Stockton, California has long been rattled with poverty and hardship since the final days of the Gold Rush. In John Huston’s depiction of this bankrupt city, its residents do whatever it takes to get by. Opportunities are few and far between, found within factories, farmlands, and greasy sling joints littered throughout the area. Some succumb to destitution and quietly slip away, while others take comfort with the bottle. For Billy Tully and Ernie Munger, they try to make a quick buck by taking a shot at the amateur boxing leagues.
Poignant without an inch of sentimentality, Huston’s Fat City charts the economic malaise of a city through the lives of two boxers at the center of the story: one on his way up and the other on his way down. Billy Tully (Stacy Keach) is far past his prime at the age of 29. He spends his days picking up grueling labor jobs at a minimum wage, getting drunk at a local dive bar, and shacking up with local floozy Oma (Oscar-nominated Susan Tyrell). He will have one last chance at the ring, gaining a fruitless match against the renowned but physically ravaged Lucero (real-life champion Sixto Rodriguez). Ernie Munger (Jeff Bridges), on the other hand, initially appears to have a bright future ahead of him and earns the support of Tully’s former trainer Ruben (Nicolas Colasanto). That promise will not amount to much — he loses match after match, and is soon locked into an unwanted pregnancy with his girlfriend Faye (Candy Clark) and forced to provide support. Though Tully and Munger will only cross paths a handful of times, their stories are nearly one and the same.
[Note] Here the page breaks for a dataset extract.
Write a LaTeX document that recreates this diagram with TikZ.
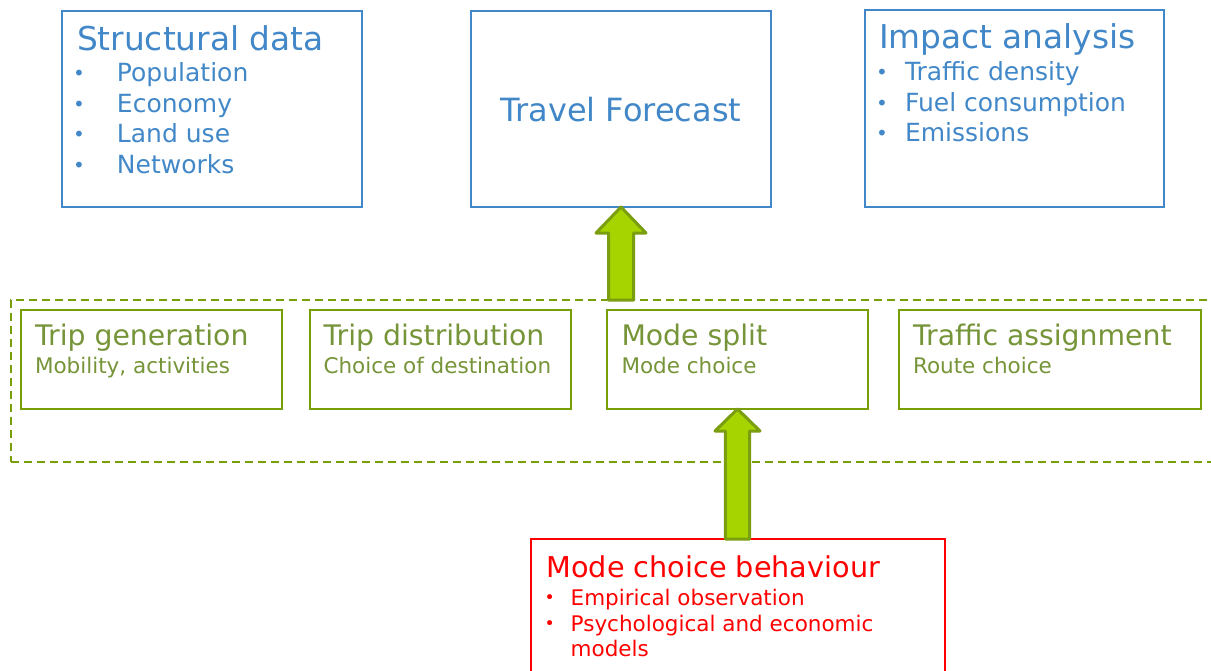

Fat City is perhaps best remembered for its gritty authenticity thanks to the commitment of the talent involved. The blood, sweat and tears in the ring are as palpable as the alcohol-soaked verbal sparring between Oma and Billy. This can be attributed to Leonard Gardner's adaptation of his own novel, where the intricately woven prose of the source material is translated into fine detail on the screen by the cast and crew. In collaboration with cinematographer Gordon Willis, the on-location scenery is lensed in piercing sunlit streets that lead into dust-kicking gyms and grimy cafes. Huston fills the supporting roles and extras with non-actors, many of whom were either inhabitants of Stockton or boxing professionals — most notably welterweight champion Curtis Cokes, effortlessly playing Oma's estranged husband Earl. It's no surprise that Huston and Gardner (a Stockton native) were once amateur boxers themselves, allowing them to pour their first-hand experience into the creation of a very personal film for both of them.
Fat City leaves quite an impression due to its meditation on mortality and failure, concluding on a moment of reflection over that of resolution. One leaves the theatre not with the adrenaline rush of a thrilling heavyweight tournament, but with the intoxicated introspection Tully finds while sitting alone at a bar for hours. In today's despondent landscape, Fat City offers comfort in connecting us with the marginalized portions of society via their spirit and resilience despite the odds stacked up against them.